Ia yang sebelumnya juga menyelesaikan studi master di Australia dengan beasiswa berbagi tips bagi peserta webinar. Baginya mendaftar kuliah di kampus ternama luar negeri sekaligus mendapatkan beasiswa bukanlah hal yang mustahil. Asalkan memiliki bekal akademis yang kuat dan mengetahui program studi yang akan diambil dengan baik serta didukung alasan yang kuat maka hal itu bisa dicapai.

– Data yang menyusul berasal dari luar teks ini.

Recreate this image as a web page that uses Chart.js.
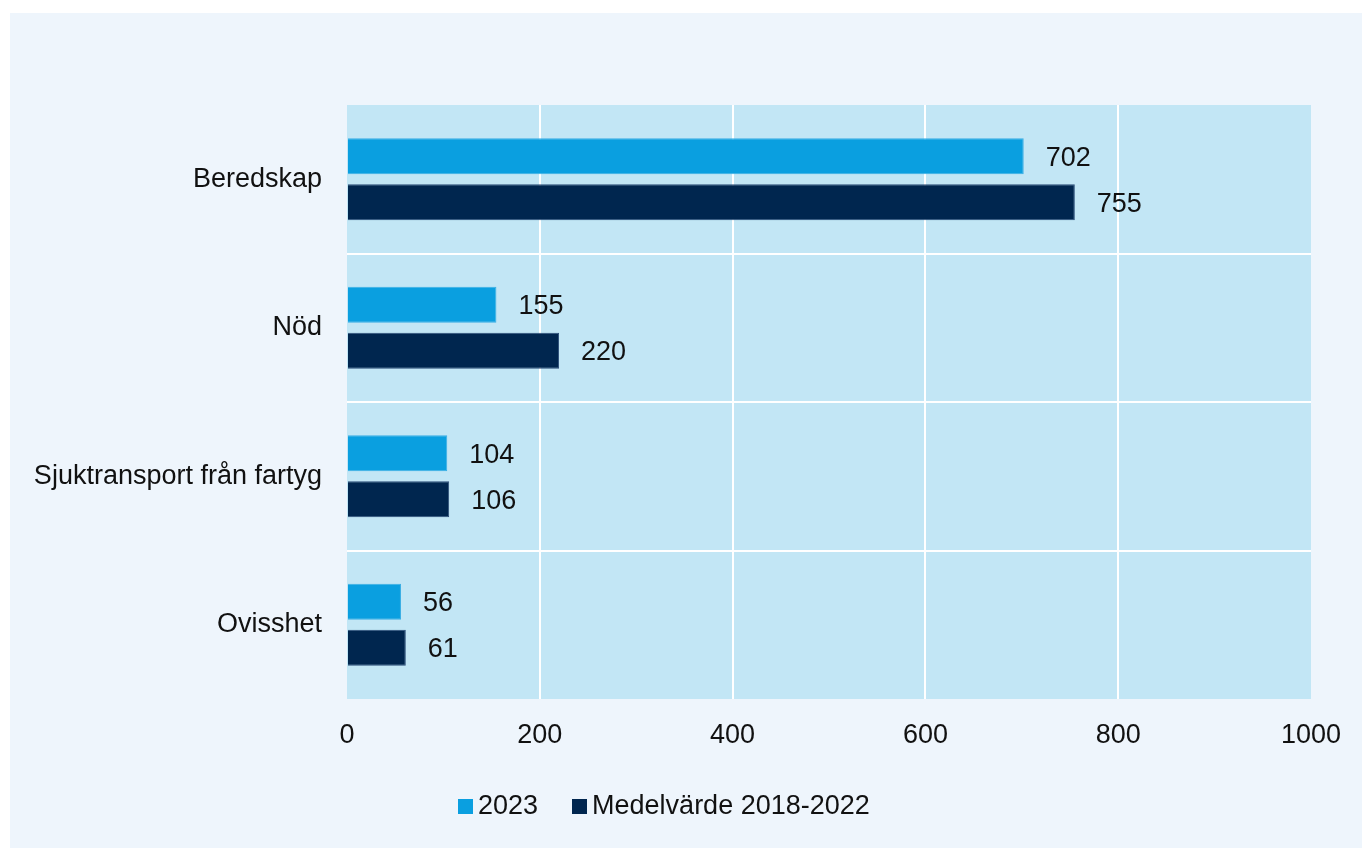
<!DOCTYPE html>
<html lang="sv">
<head>
<meta charset="utf-8">
<title>Larm per kategori</title>
<script src="https://cdn.jsdelivr.net/npm/chart.js@4.4.1/dist/chart.umd.min.js"></script>
<style>
  html, body { margin: 0; padding: 0; background: #ffffff; }
  body { width: 1362px; height: 848px; position: relative; overflow: hidden;
         font-family: "Liberation Sans", Arial, Helvetica, sans-serif; }
  #panel { position: absolute; left: 10px; top: 13px; width: 1352px; height: 835px; background: #EEF5FC; }
  #chart { position: absolute; left: 0; top: 0; }
  #legend { position: absolute; top: 777px; left: 448px; display: flex; align-items: center;
            font-size: 27px; color: #111; white-space: nowrap; }
  .item { display: flex; align-items: center; margin-right: 34px; }
  .swatch { width: 15px; height: 15px; margin-right: 5px; margin-top: 2px; }
</style>
</head>
<body>
<div id="panel">
  <canvas id="chart" width="1352" height="835"></canvas>
  <div id="legend"></div>
</div>
<script>
// Categories and values
const categories = ['Beredskap', 'Nöd', 'Sjuktransport från fartyg', 'Ovisshet'];
const values2023 = [702, 155, 104, 56];
const valuesAverage = [755, 220, 106, 61];
const seriesNames = ['2023', 'Medelvärde 2018-2022'];
const xTicks = [0, 200, 400, 600, 800, 1000];

const FONT = '"Liberation Sans", Arial, Helvetica, sans-serif';
const FONT_SIZE = 27;
const TEXT = '#111111';
const colors = ['#0A9FE0', '#00264F'];
const borders = ['#3AAEE4', '#2B4D78'];

// Light blue plot area behind the bars
const plotBackground = {
  id: 'plotBackground',
  beforeDraw(chart) {
    const { ctx, chartArea: a } = chart;
    ctx.save();
    ctx.fillStyle = '#C2E6F5';
    ctx.fillRect(a.left, a.top, a.right - a.left, a.bottom - a.top);
    ctx.restore();
  }
};

// Value labels to the right of each bar
const valueLabels = {
  id: 'valueLabels',
  afterDatasetsDraw(chart) {
    const { ctx } = chart;
    ctx.save();
    ctx.font = FONT_SIZE + 'px ' + FONT;
    ctx.fillStyle = TEXT;
    ctx.textAlign = 'left';
    ctx.textBaseline = 'middle';
    chart.data.datasets.forEach((ds, i) => {
      chart.getDatasetMeta(i).data.forEach((bar, j) => {
        ctx.fillText(String(ds.data[j]), bar.x + 22, bar.y + 2);
      });
    });
    ctx.restore();
  }
};

new Chart(document.getElementById('chart'), {
  type: 'bar',
  data: {
    labels: categories,
    datasets: [
      { label: seriesNames[0], data: values2023, backgroundColor: colors[0], borderColor: borders[0], borderWidth: 1 },
      { label: seriesNames[1], data: valuesAverage, backgroundColor: colors[1], borderColor: borders[1], borderWidth: 1 }
    ]
  },
  options: {
    indexAxis: 'y',
    responsive: false,
    animation: false,
    categoryPercentage: 0.62,
    barPercentage: 0.78,
    layout: { padding: { top: 92, right: 51, left: 0, bottom: 0 } },
    plugins: { legend: { display: false }, tooltip: { enabled: false } },
    scales: {
      x: {
        min: 0, max: 1000,
        afterBuildTicks(scale) { scale.ticks = xTicks.map(v => ({ value: v })); },
        afterFit(scale) { scale.height = 149; },
        border: { display: false },
        grid: {
          drawTicks: false,
          lineWidth: 2,
          color: c => (c.type !== 'tick' || c.tick.value === 0 || c.tick.value === 1000) ? 'rgba(0,0,0,0)' : '#FFFFFF'
        },
        ticks: {
          padding: 20, color: TEXT, font: { size: FONT_SIZE, family: FONT }, maxRotation: 0,
          callback: v => String(v)
        }
      },
      y: {
        afterFit(scale) { scale.width = 337; },
        border: { display: false },
        grid: {
          offset: true,
          drawTicks: false,
          lineWidth: 2,
          color: c => (c.type !== 'tick' || c.index === 0) ? 'rgba(0,0,0,0)' : '#FFFFFF'
        },
        ticks: { padding: 25, color: TEXT, font: { size: FONT_SIZE, family: FONT } }
      }
    }
  },
  plugins: [plotBackground, valueLabels]
});

// Legend row below the axis
const legend = document.getElementById('legend');
seriesNames.forEach((name, i) => {
  const item = document.createElement('div');
  item.className = 'item';
  const sw = document.createElement('span');
  sw.className = 'swatch';
  sw.style.background = colors[i];
  const label = document.createElement('span');
  label.textContent = name;
  item.appendChild(sw);
  item.appendChild(label);
  legend.appendChild(item);
});
</script>
</body>
</html>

Menurutnya berdoa juga menjadi hal terpenting yang tidak bisa dilewatkan dalam proses mencapai sesuatu.
Berbeda lagi dengan suasana puasa Ramadan di Yaman yang diceritakan oleh Ahmad Alfian Jihadi, Mahasiswa al-Ahgaf University sekaligus Ketua Umum PPI Hadramaut Yaman 2021. Menurutnya ibadah di bulan suci Ramadan di Yaman intensitasnya jauh lebih banyak dari pada di Indonesia, walaupun keduanya sama-sama negara dengan penduduk mayoritas muslim.

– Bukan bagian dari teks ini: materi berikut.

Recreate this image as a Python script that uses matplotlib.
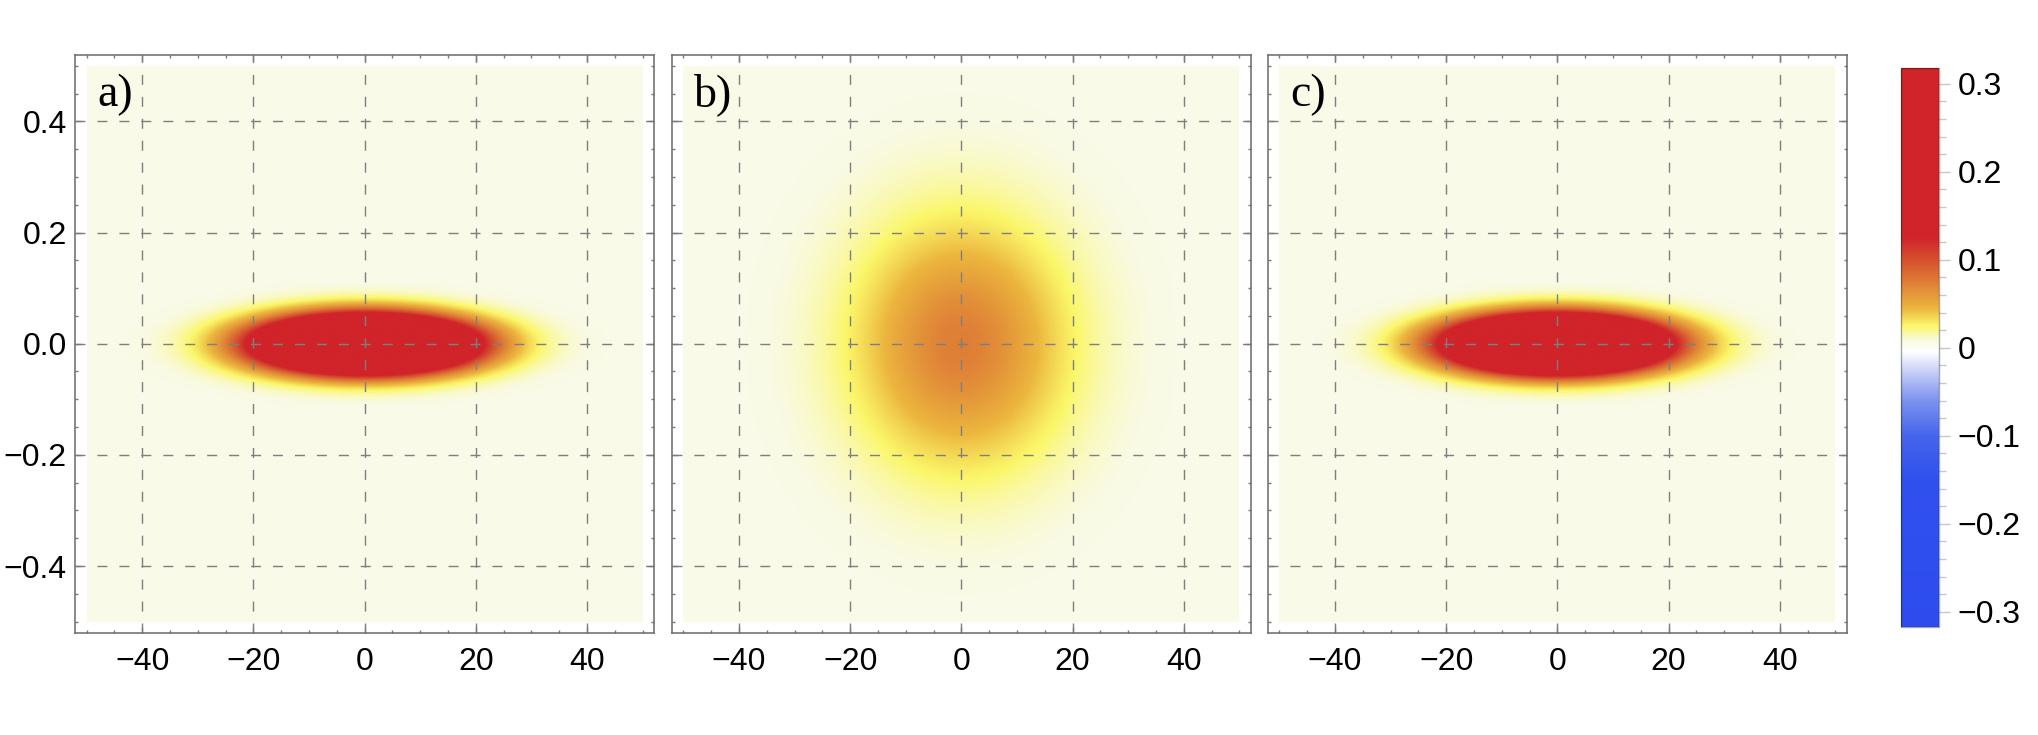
import numpy as np
import matplotlib
matplotlib.use("Agg")
import matplotlib.pyplot as plt
from matplotlib.colors import LinearSegmentedColormap, Normalize
from matplotlib.cm import ScalarMappable
from matplotlib.ticker import MultipleLocator, FixedLocator

# ---------------- data ----------------
panel_labels = ["a)", "b)", "c)"]
peak_values = [0.60, 0.068, 0.60]        # value at the centre of each blob (red saturates)
x_widths = [17.0, 18.5, 17.0]            # 1/e half-width along x
p_widths = [0.0452, 0.215, 0.0452]       # 1/e half-width along vertical axis
background_level = 0.006                 # faint cream level of the plane
x_range = [-50, 50]
p_range = [-0.5, 0.5]
x_ticks = [-40, -20, 0, 20, 40]
p_ticks = [-0.4, -0.2, 0.0, 0.2, 0.4]
p_tick_labels = ["\u22120.4", "\u22120.2", "0.0", "0.2", "0.4"]
cbar_ticks = [-0.3, -0.2, -0.1, 0.0, 0.1, 0.2, 0.3]
cbar_labels = ["\u22120.3", "\u22120.2", "\u22120.1", "0", "0.1", "0.2", "0.3"]
cbar_limit = 0.3176

cmap_values = [-0.3176, -0.15, -0.10, -0.06, -0.03, -0.004, 0.0, 0.008,
               0.025, 0.045, 0.072, 0.10, 0.125, 0.3176]
cmap_colors = ["#2e4cee", "#3050ee", "#4565ec", "#7c92ef", "#c0c9f6", "#ffffff",
               "#fdfdf5", "#f9fae4", "#fbf76a", "#ecb63e", "#df8237", "#d6502e",
               "#d0242a", "#d0232a"]

# ---------------- styling ----------------
plt.rcParams["lines.scale_dashes"] = False
plt.rcParams["axes.unicode_minus"] = True
sans = ["Liberation Sans", "DejaVu Sans"]
serif = ["Liberation Serif", "DejaVu Serif"]

norm = Normalize(vmin=-cbar_limit, vmax=cbar_limit, clip=True)
cmap = LinearSegmentedColormap.from_list(
    "wig", [((v + cbar_limit) / (2 * cbar_limit), c) for v, c in zip(cmap_values, cmap_colors)], N=1024)

W, H = 2038, 735
fig = plt.figure(figsize=(W / 100, H / 100), dpi=100)

frame_left_px = [75, 671.7, 1267.7]
frame_w_px = 579.3
frame_top_px, frame_bottom_px = 54.7, 632.7

xs = np.linspace(x_range[0], x_range[1], 700)
ps = np.linspace(p_range[0], p_range[1], 700)
X, P = np.meshgrid(xs, ps)

for i in range(3):
    ax = fig.add_axes([frame_left_px[i] / W, (H - frame_bottom_px) / H,
                       frame_w_px / W, (frame_bottom_px - frame_top_px) / H])
    field = background_level + peak_values[i] * np.exp(
        -(X / x_widths[i]) ** 2 - (P / p_widths[i]) ** 2)
    ax.imshow(field, extent=[x_range[0], x_range[1], p_range[0], p_range[1]], origin="lower",
              cmap=cmap, norm=norm, aspect="auto", interpolation="bilinear", zorder=0)
    ax.set_xlim(-52.1, 52.1)
    ax.set_ylim(-0.52, 0.52)
    ax.set_facecolor("white")

    ax.xaxis.set_major_locator(FixedLocator(x_ticks))
    ax.yaxis.set_major_locator(FixedLocator(p_ticks))
    ax.xaxis.set_minor_locator(MultipleLocator(5))
    ax.yaxis.set_minor_locator(MultipleLocator(0.05))
    ax.set_xticklabels([("\u2212" + str(abs(t))) if t < 0 else str(t) for t in x_ticks],
                       fontfamily=sans, fontsize=23)
    if i == 0:
        ax.set_yticklabels(p_tick_labels, fontfamily=sans, fontsize=23)
    ax.tick_params(which="both", direction="in", top=True, right=True,
                   color="#7a7a7a", width=1.0)
    ax.tick_params(which="major", length=4.0)
    ax.tick_params(which="minor", length=2.2)
    ax.tick_params(axis="x", which="major", pad=10.5)
    ax.tick_params(axis="y", which="major", pad=6, labelleft=(i == 0))

    ax.grid(True, which="major", color="#7f7f7f", linewidth=1.0, linestyle=(0, (7.2, 8.6)))
    for s in ax.spines.values():
        s.set_color("#6a6a6a")
        s.set_linewidth(1.1)

    ax.text(-48.1, 0.427, panel_labels[i], fontfamily=serif, fontsize=33,
            ha="left", va="baseline", zorder=5)

# ---------------- colorbar ----------------
cax = fig.add_axes([1901 / W, (H - 627.3) / H, 37.7 / W, (627.3 - 68.3) / H])
cb = fig.colorbar(ScalarMappable(norm=norm, cmap=cmap), cax=cax)
cb.set_ticks(cbar_ticks)
cb.set_ticklabels(cbar_labels)
for t in cb.ax.get_yticklabels():
    t.set_fontfamily(sans)
    t.set_fontsize(23)
minor = [round(v, 2) for v in np.arange(-0.30, 0.3001, 0.02)]
cb.ax.yaxis.set_minor_locator(FixedLocator(minor))
cb.ax.tick_params(which="both", direction="out", color="#c8c8c8", width=1.0)
cb.ax.tick_params(which="major", length=8, pad=5.5)
cb.ax.tick_params(which="minor", length=5)
cb.outline.set_edgecolor((0, 0, 0, 0.35))
cb.outline.set_linewidth(1.0)

fig.savefig("out.png", dpi=100)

Masyarakat Yaman benar-benar menjadikan Ramadan sebagai momentum beribadah sebanyak-banyaknya. Masyarakat Indonesia yang menurutnya masih sering berbeda pandangan terkait jumlah rakaat salat tarawih, akan tidak terasa di sana sebab masyarakat Yaman melaksanakan salat tarawih bahkan sampai 100 rakaat. Pun setelah selesai tarawih dilanjutkan dengan pembacaan maulid bersama-sama. Ia menuturkan bahwa penduduk Yaman memang dikenal dengan kecintannya terhadap maulid, banyak momen dimanfaatkan untuk membaca maulid. Hal itu juga turut mengukuhkan posisi Yaman sebagai negeri dengan paling banyak Keturunan Rasulullah Saw. berada.
Perihal studi di Yaman, Ia menuturkan bahwa kondisi di sana sudah mulai kondusif setelah beberapa tahun sebelumnya pernah mengalami konflik. Menurutnya perlu lebih selektif dalam memilih studi di Yaman, termasuk kampus ataupun program studi yang diambil karena memiliki fokus yang bisa saja jauh berbeda. Selain itu, bagi yang berkeinginan kuliah di sana juga tersedia berbagai jalur beasiswa, namun masing-masing beasiswa memiliki cakupan kampus tertentu yang terbatas.